Tony Hsieh, CEO of Zappos.com, shared about the dangers of not giving enough weightage to the culture in his start-up LinkExchange. He mentioned that the main reason for selling the company to Microsoft was that their culture went completely downhill and the employees were not willing to come to the office even though they worked day and night to make it work.
While the above one is an example of not prioritizing the culture; there are companies which developed toxic cultures thereby leading to their downfall.
Theranos’ case is the classic example where toxic culture inside the company led to complete shutdown and massive fraud charges against them. We all know that Leaders lead by example and to a great extent affect the way people in that organization work and perceive the things. In Theranos’ case, top leaders Ms Holmes and Mr Balwani were the main reason behind the dysfunctional culture as they would object to any employee who would not agree with them and raise a concern. Management by fear, secrecy, hype and overworking was an integral part of their company.

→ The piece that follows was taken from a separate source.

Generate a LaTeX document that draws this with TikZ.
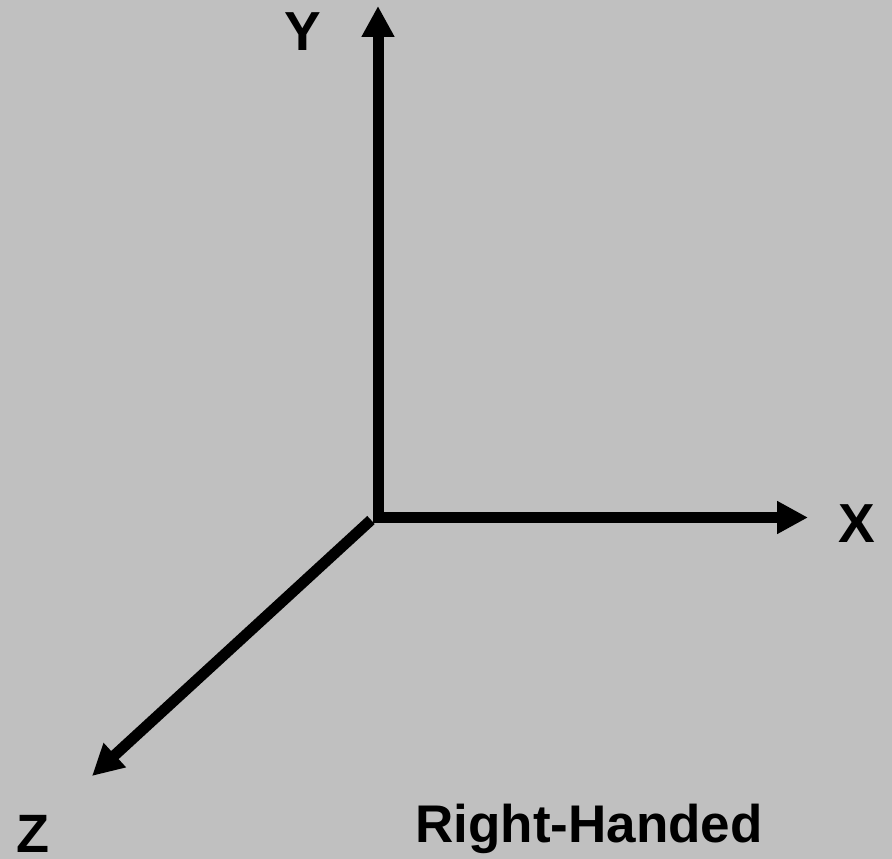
\documentclass[tikz,border=0pt]{standalone}
\usepackage{fontspec}
\setmainfont{Liberation Sans}
\usetikzlibrary{arrows.meta}
\definecolor{bggray}{RGB}{192,192,192}
\tikzset{
  axis/.style={line width=11pt, line join=miter, -{Triangle[length=31pt,width=31pt]}},
  lbl/.style={inner sep=0pt, font=\fontsize{55}{60}\selectfont\bfseries}
}
\begin{document}
\begin{tikzpicture}[x=1pt,y=-1pt]
  \fill[bggray] (0,0) rectangle (892,859);
  \useasboundingbox (0,0) rectangle (892,859);
  \coordinate (O) at (378,517.5);
  \coordinate (Ytip) at (378,6);
  \coordinate (Xtip) at (808,517.5);
  \coordinate (Zstart) at (371,520);
  \coordinate (Ztip) at (92,776);
  \draw[axis, {Triangle[length=31pt,width=31pt]}-{Triangle[length=31pt,width=31pt]}] (Ytip) -- (O) -- (Xtip);
  \draw[axis] (Zstart) -- (Ztip);
  \node[lbl] (ylabel) at (303,32) {Y};
  \node[lbl] (xlabel) at (857,523.5) {X};
  \node[lbl, font=\fontsize{54}{60}\selectfont\bfseries] (zlabel) at (32.5,834) {Z};
  \node[lbl, anchor=base, font=\fontsize{53}{60}\selectfont\bfseries] (title) at (589,842) {Right-Handed};
\end{tikzpicture}
\end{document}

Similar such example is of United Airlines, where the CEO Oscar Munoz tried to defend the violent deplaning of passenger and wrote to employees in an internal letter that he stands behind them and commend that they went above and beyond to ensure their functioning was smooth. While this mail might sound motivating but it implies that top management only cares about the process and not about the people. It depicts that the status of employees in that organization is at a very low level. These companies have cultural problems deep-rooted in their top management which ultimately percolates down to their employees.
Reputation or Brand Value takes a lot of toils and hard work to be built but cultural problems can lead to their failures sooner than anybody can think as seen above and can completely tarnish the image. In nutshell, we can deduce from the discussion that for any organization to succeed or even to survive, right cultural integration is indispensable.